How Does Auto-Enrolment Affect Temporary Workers?

Temporary workers, such as those on short-term contracts or seasonal jobs, also need to understand how auto-enrolment could impact them:

  1. Short-Term Contracts: If you’re employed on a temporary contract but meet the age and earnings criteria, you’ll be auto-enrolled in a pension scheme. Even if your employment is short-term, contributions made during your contract period will still count towards your retirement savings.
  2. Continuity of Pension Contributions: For those who move frequently between temporary jobs, maintaining continuity in pension contributions can be challenging. The auto-enrolment system is designed to be portable, meaning your pension can move with you as you switch employers. This portability ensures that even with irregular work patterns, your retirement savings can continue to grow.
  3. Opting Out: Like all workers, temporary employees will have the option to opt out of the auto-enrolment scheme after a minimum period (likely around six months). However, opting out means missing out on the employer and government contributions, which can be a significant loss, especially for those in temporary roles.

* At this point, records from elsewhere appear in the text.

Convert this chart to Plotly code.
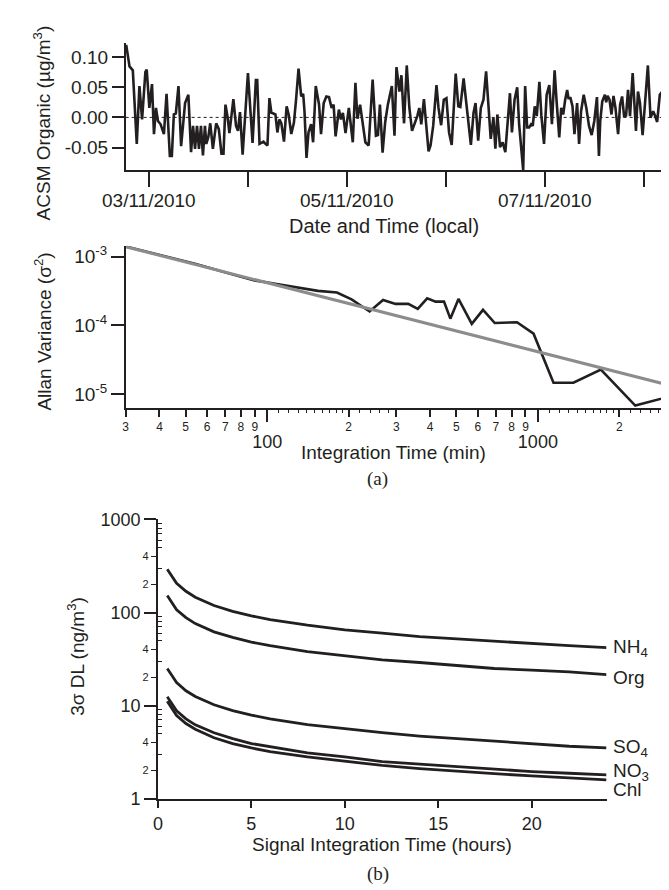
import numpy as np
import pandas as pd
import plotly.graph_objects as go

# ---------------- data ----------------
# (a) top: ACSM organic signal; hours relative to 2010-11-03 00:00 (local)
org_hours = [-5.53,-4.73,-3.93,-2.97,-2.33,-1.68,-0.88,-0.56,0.08,0.72,1.20,1.68,2.17,2.81,3.61,4.25,5.05,5.53,6.02,6.50,
             7.14,7.78,8.74,9.54,10.19,10.67,11.15,11.63,12.11,12.59,13.07,13.56,13.88,14.36,14.84,15.48,16.28,16.92,17.56,18.05,
             18.53,19.01,19.49,20.45,21.09,21.57,22.05,22.69,23.98,25.10,25.90,26.23,
             26.79,27.27,27.75,28.23,28.71,29.19,29.67,30.15,30.64,31.12,31.60,32.08,32.72,33.36,33.85,34.49,35.13,35.61,
             36.25,36.89,37.37,37.69,38.18,38.66,39.30,39.78,40.42,41.22,41.70,42.35,42.99,43.63,44.27,44.75,45.23,46.03,
             46.52,47.00,47.64,48.44,48.92,49.40,50.04,50.53,51.17,51.65,52.45,53.25,54.21,55.01,55.50,55.98,56.62,57.26,
             57.90,58.87,59.51,59.99,
             60.71,61.19,61.83,62.48,63.12,63.76,64.56,65.04,65.52,66.00,66.65,67.29,67.77,68.25,68.89,69.69,70.18,70.82,
             71.46,72.10,72.74,73.38,74.35,74.99,75.47,76.27,76.91,77.39,78.03,78.67,79.16,79.80,80.44,81.08,81.72,82.36,
             82.84,83.49,83.97,84.45,85.09,85.73,86.38,87.50,87.98,88.62,89.26,89.74,90.39,90.71,91.19,91.67,92.15,92.63,
             93.03,93.51,94.00,94.64,95.12,95.76,96.40,97.04,97.68,98.33,98.81,99.45,99.93,100.41,100.89,101.37,101.69,102.18,
             102.66,103.14,103.78,104.26,104.74,105.38,106.02,106.67,107.31,107.95,108.59,109.07,109.39,109.88,110.52,110.84,
             111.16,111.64,112.12,112.60,113.08,113.72,114.21,114.69,115.17,115.65,116.13,116.61,117.25,118.05,118.54,119.02,
             119.66,120.46,120.94,121.58,122.22,122.71,123.19,123.83,124.79,125.27,125.91,126.40,126.88,127.36,127.84]
org_values = [0.1205,0.0847,0.0782,-0.0440,0.0521,-0.0033,0.0755,0.0793,0.0157,0.0554,-0.0277,0.0157,-0.0060,-0.0114,-0.0277,0.0391,-0.0641,-0.0641,0.0049,0.0065,
              0.0521,-0.0478,0.0239,0.0375,-0.0576,-0.0141,-0.0521,-0.0141,-0.0521,-0.0141,-0.0630,-0.0141,-0.0440,-0.0331,-0.0098,-0.0521,-0.0098,-0.0195,-0.0603,-0.0603,
              0.0212,0.0022,-0.0261,0.0304,-0.0141,-0.0223,0.0087,-0.0619,0.0738,-0.0424,0.0619,0.0619,
              -0.0440,-0.0424,-0.0402,-0.0440,-0.0467,0.0320,0.0076,0.0065,0.0049,-0.0250,-0.0033,-0.0098,-0.0402,0.0185,0.0049,-0.0277,-0.0087,0.0266,
              0.0809,0.0348,0.0391,0.0103,-0.0673,-0.0250,-0.0114,-0.0413,0.0521,0.0212,-0.0277,0.0239,0.0348,0.0337,0.0157,0.0212,-0.0315,0.0130,
              -0.0033,0.0076,-0.0261,0.0157,-0.0087,-0.0413,0.0576,-0.0022,0.0212,-0.0060,-0.0413,-0.0467,0.0630,-0.0304,-0.0293,0.0212,-0.0586,-0.0076,
              0.0212,0.0521,-0.0304,0.0836,
              0.0429,0.0700,-0.0098,0.0863,0.0157,-0.0223,-0.0087,0.0022,0.0157,-0.0114,0.0304,-0.0277,-0.0565,-0.0467,-0.0141,0.0538,0.0157,-0.0130,
              0.0293,0.0320,-0.0250,-0.0456,0.0728,0.0185,0.0174,0.0646,0.0239,0.0022,-0.0456,0.0076,0.0239,-0.0386,0.0157,0.0293,0.0766,0.0130,
              -0.0358,-0.0005,-0.0521,0.0049,-0.0494,-0.0413,-0.0576,0.0402,-0.0250,0.0293,0.0500,-0.0130,-0.0619,-0.0874,0.0521,-0.0168,-0.0168,-0.0114,
              -0.0141,0.0185,0.0022,0.0592,0.0033,-0.0440,0.0375,0.0538,-0.0114,0.0782,0.0266,-0.0331,0.0157,0.0049,0.0293,0.0456,0.0320,0.0320,
              0.0185,-0.0277,0.0239,-0.0440,0.0103,0.0375,0.0157,-0.0141,-0.0293,-0.0060,0.0337,-0.0641,-0.0060,0.0266,0.0375,0.0250,
              0.0358,0.0293,0.0049,0.0358,0.0157,-0.0277,0.0212,0.0348,0.0022,0.0033,0.0456,0.0022,0.0738,-0.0223,0.0429,0.0239,
              -0.0293,0.0483,0.0863,-0.0005,0.0103,0.0022,-0.0076,0.0375,0.0467,0.0662,-0.0402,-0.0087,-0.0114,-0.0141,-0.0098]
org_start = "2010-11-03 00:00"

# (a) bottom: Allan variance
allan_tau = [30.3,40.8,54.5,69.8,89.8,107,133,154,181,205,239,268,298,332,360,390,419,450,475,509,570,627,693,760,837,964,1142,1353,1709,2290,3250]
allan_var = [1.39e-3,1.045e-3,7.78e-4,5.92e-4,4.50e-4,4.03e-4,3.50e-4,3.17e-4,3.00e-4,2.39e-4,1.59e-4,2.33e-4,2.05e-4,2.05e-4,1.74e-4,
             2.47e-4,2.21e-4,2.21e-4,1.25e-4,2.42e-4,1.05e-4,1.68e-4,1.08e-4,1.09e-4,1.11e-4,7.55e-5,1.46e-5,1.46e-5,2.27e-5,6.8e-6,9.8e-6]
fit_tau = [30, 3266]
fit_var = [1.39e-3, 1.26e-5]

# (b) detection limits (ng/m3) vs integration time (hours)
dl_hours = [0.5,1,1.5,2,3,4,5,6,8,10,12,14,16,18,20,22,24]
dl_NH4 = [292,206,169,146,119,103,92,84,73,65,60,55,52,49,46,44,42]
dl_Org = [152,107,88,76,62,54,48,44,38,34,31,29,27,25,24,23,21.5]
dl_SO4 = [25,17.7,14.4,12.5,10.2,8.8,7.9,7.2,6.25,5.6,5.1,4.7,4.4,4.1,3.85,3.65,3.5]
dl_NO3 = [12.4,8.8,7.2,6.2,5.1,4.4,3.9,3.6,3.1,2.8,2.5,2.35,2.2,2.05,1.95,1.87,1.8]
dl_Chl = [11.1,7.8,6.4,5.55,4.5,3.9,3.5,3.2,2.8,2.5,2.27,2.1,1.96,1.85,1.75,1.66,1.59]
species = ["NH<sub>4</sub>", "Org", "SO<sub>4</sub>", "NO<sub>3</sub>", "Chl"]

date_ticks = ["2010-11-03","2010-11-04","2010-11-05","2010-11-06","2010-11-07","2010-11-08"]
date_labels = ["03/11/2010","","05/11/2010","","07/11/2010",""]

# ---------------- figure ----------------
W, H = 669, 890
def px(x): return x / W
def py(y): return 1 - y / H

SANS = "Liberation Sans, Arial, Helvetica, sans-serif"
SERIF = "Liberation Serif, Times New Roman, serif"
BLACK = "#231f20"

times = pd.Timestamp(org_start) + pd.to_timedelta(org_hours, unit="h")

fig = go.Figure()
fig.add_trace(go.Scatter(x=times, y=org_values, mode="lines", line=dict(color=BLACK, width=2.6),
                         xaxis="x", yaxis="y", showlegend=False))
fig.add_trace(go.Scatter(x=allan_tau, y=allan_var, mode="lines", line=dict(color=BLACK, width=2.6),
                         xaxis="x2", yaxis="y2", showlegend=False))
fig.add_trace(go.Scatter(x=fit_tau, y=fit_var, mode="lines", line=dict(color="#8c8c8c", width=3),
                         xaxis="x2", yaxis="y2", showlegend=False))
# empty traces to make the overlay axes render
fig.add_trace(go.Scatter(x=[], y=[], xaxis="x3", yaxis="y2", showlegend=False))
fig.add_trace(go.Scatter(x=[], y=[], xaxis="x4", yaxis="y5", showlegend=False))

dl_sets = [dl_NH4, dl_Org, dl_SO4, dl_NO3, dl_Chl]
for vals in dl_sets:
    fig.add_trace(go.Scatter(x=dl_hours, y=vals, mode="lines", line=dict(color=BLACK, width=2.8),
                             xaxis="x4", yaxis="y4", showlegend=False))

axis_common = dict(showgrid=False, zeroline=False, showline=True, linecolor=BLACK, linewidth=1.5,
                   ticks="outside", tickcolor=BLACK, tickwidth=1.5)

top_y0, top_y1 = 155.7, 26
mid_y0, mid_y1 = 398.8, 233
bot_y0, bot_y1 = 798.5, 513

fig.update_layout(
    width=W, height=H, margin=dict(l=0, r=0, t=0, b=0),
    paper_bgcolor="white", plot_bgcolor="white",
    font=dict(family=SANS, color=BLACK, size=18),
    xaxis=dict(**axis_common, type="date", domain=[px(113.5), 1], anchor="y",
               range=["2010-11-02 18:20", "2010-11-08 08:00"],
               tickmode="array", tickvals=date_ticks, ticktext=[""] * len(date_ticks), ticklen=15),
    yaxis=dict(**axis_common, domain=[py(top_y0), py(top_y1)], anchor="x",
               range=[-0.0877, 0.1229], tickmode="array",
               tickvals=[-0.05, 0, 0.05, 0.10], ticktext=["-0.05", "0.00", "0.05", "0.10"],
               ticklen=12, tickfont=dict(size=19)),
    xaxis2=dict(**axis_common, type="log", domain=[px(113.5), 1], anchor="y2",
                range=[np.log10(30), 3.514], tickmode="array",
                tickvals=[30,40,50,60,70,80,90,200,300,400,500,600,700,800,900,2000,3000],
                ticktext=["3","4","5","6","7","8","9","2","3","4","5","6","7","8","9","2","3"],
                ticklen=7, tickfont=dict(size=12),
                minor=dict(tickmode="array", ticks="outside", ticklen=3.5, tickcolor=BLACK, tickwidth=1,
                           tickvals=[110,120,130,140,150,160,170,180,190,220,240,260,280,
                                     1100,1200,1300,1400,1500,1600,1700,1800,1900,2200,2400,2600,2800])),
    xaxis3=dict(type="log", overlaying="x2", anchor="y2", range=[np.log10(30), 3.514],
                showgrid=False, zeroline=False, showline=False, ticks="outside", ticklen=13,
                tickcolor=BLACK, tickwidth=1.5, tickmode="array", tickvals=[100, 1000],
                ticktext=["100", "1000"], tickfont=dict(size=18), ticklabelstandoff=5),
    yaxis2=dict(**axis_common, type="log", domain=[py(mid_y0), py(mid_y1)], anchor="x2",
                range=[-5.2, -2.843], tickmode="array", tickvals=[1e-5, 1e-4, 1e-3],
                ticktext=["10<sup>-5</sup>", "10<sup>-4</sup>", "10<sup>-3</sup>"],
                ticklen=13, tickfont=dict(size=19)),
    xaxis4=dict(**axis_common, domain=[px(146), px(598)], anchor="y4", range=[0, 24],
                tickmode="array", tickvals=[0, 5, 10, 15, 20], ticklen=8, tickfont=dict(size=18)),
    yaxis4=dict(**axis_common, type="log", domain=[py(bot_y0), py(bot_y1)], anchor="x4",
                range=[0, 3], tickmode="array", tickvals=[1, 10, 100, 1000],
                ticktext=["1", "10", "100", "1000"], ticklen=12, tickfont=dict(size=18),
                minor=dict(tickmode="array", ticks="inside", ticklen=4, tickcolor=BLACK, tickwidth=1,
                           tickvals=[3,5,6,7,8,9,30,50,60,70,80,90,300,500,600,700,800,900])),
    yaxis5=dict(type="log", overlaying="y4", anchor="x4", side="left", range=[0, 3],
                showgrid=False, zeroline=False, showline=False, ticks="outside", ticklen=6,
                tickcolor=BLACK, tickwidth=1, tickmode="array",
                tickvals=[2, 4, 20, 40, 200, 400], ticktext=["2", "4", "2", "4", "2", "4"],
                tickfont=dict(size=11)),
)

# zero reference line in the top panel
fig.add_shape(type="line", xref="x domain", yref="y", x0=0, x1=1, y0=0, y1=0,
              line=dict(color=BLACK, width=1, dash="dot"))

ann = []
def A(text, x, y, size=19, angle=0, family=SANS, **kw):
    d = dict(text=text, x=px(x), y=py(y), xref="paper", yref="paper", showarrow=False,
             font=dict(size=size, family=family, color=BLACK), textangle=angle,
             xanchor="center", yanchor="middle")
    d.update(kw)
    ann.append(d)

# date tick labels of the top panel
for dt, lab in zip(date_ticks, date_labels):
    if lab:
        ann.append(dict(text=lab, x=dt, y=py(187), xref="x", yref="paper", showarrow=False,
                        xanchor="center", yanchor="middle", font=dict(size=19, family=SANS, color=BLACK)))

A("ACSM Organic (µg/m<sup>3</sup>)", 29, 107, angle=-90)
A("Date and Time (local)", 374, 213, size=20)
A("Allan Variance (σ<sup>2</sup>)", 30, 321, angle=-90)
A("Integration Time (min)", 383, 444)
A("(a)", 367, 472, size=19, family=SERIF)
A("3σ DL (ng/m<sup>3</sup>)", 64, 653, angle=-90)
A("Signal Integration Time (hours)", 372, 845)
A("(b)", 368, 876, size=19, family=SERIF)

label_shift = [0, -3, 0, 3, -10]
for name, vals, sh in zip(species, dl_sets, label_shift):
    ann.append(dict(text=name, x=dl_hours[-1], y=np.log10(vals[-1]), xref="x4", yref="y4",
                    showarrow=False, xanchor="left", yanchor="middle", xshift=4, yshift=sh,
                    font=dict(size=19, family=SANS, color=BLACK)))

fig.update_layout(annotations=ann)
fig.write_html("out.html")
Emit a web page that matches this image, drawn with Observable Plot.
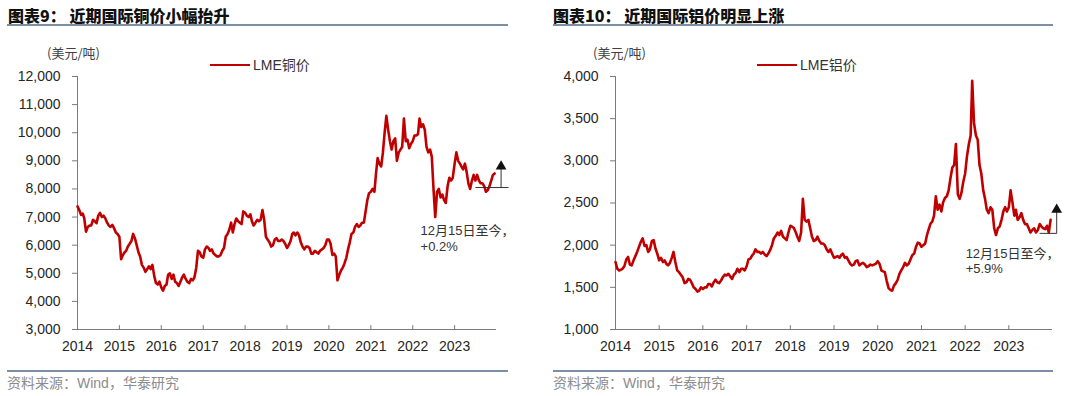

Contributions Under Auto-Enrolment

Auto-enrolment involves contributions from three sources: the employee, the employer, and the government. Here’s a brief overview of how contributions will work:

  • Employee Contribution: You’ll be required to contribute a percentage of your gross income to the pension scheme. This percentage will gradually increase over the first decade of the scheme’s implementation.
  • Employer Contribution: Your employer will match your contributions up to a certain limit, which helps boost your overall pension pot.
  • Government Contribution: The government will also contribute a portion to your pension savings, enhancing the value of your retirement fund.

The Benefits of Auto-Enrolment for Part-Time and Temporary Workers

Auto-enrolment provides several key benefits for part-time and temporary workers:

  1. Increased Pension Coverage: Many part-time and temporary workers in Ireland currently lack pension coverage. Auto-enrolment aims to close this gap, ensuring that more workers have a secure financial future.
  2. Employer and Government Contributions: By participating in the scheme, you benefit not only from your own contributions but also from additional contributions made by your employer and the government. This can significantly increase your retirement savings over time.
  3. Portability of Pensions: The auto-enrolment system is designed to be flexible and portable, which is particularly beneficial for workers with irregular employment patterns. Your pension fund can follow you from job to job, making it easier to accumulate savings.

Conclusion

Auto-enrolment is set to bring significant changes to the pension landscape in Ireland, and part-time and temporary workers stand to gain considerably from this initiative. By ensuring that more workers are included in pension schemes, auto-enrolment helps secure a better financial future for everyone, regardless of their employment status.

If you’re a part-time or temporary worker, it’s important to stay informed about the upcoming changes and understand how auto-enrolment will impact your pension planning. As the system rolls out, consider seeking financial advice to make the most of the opportunities it offers and ensure you’re on track for a comfortable retirement.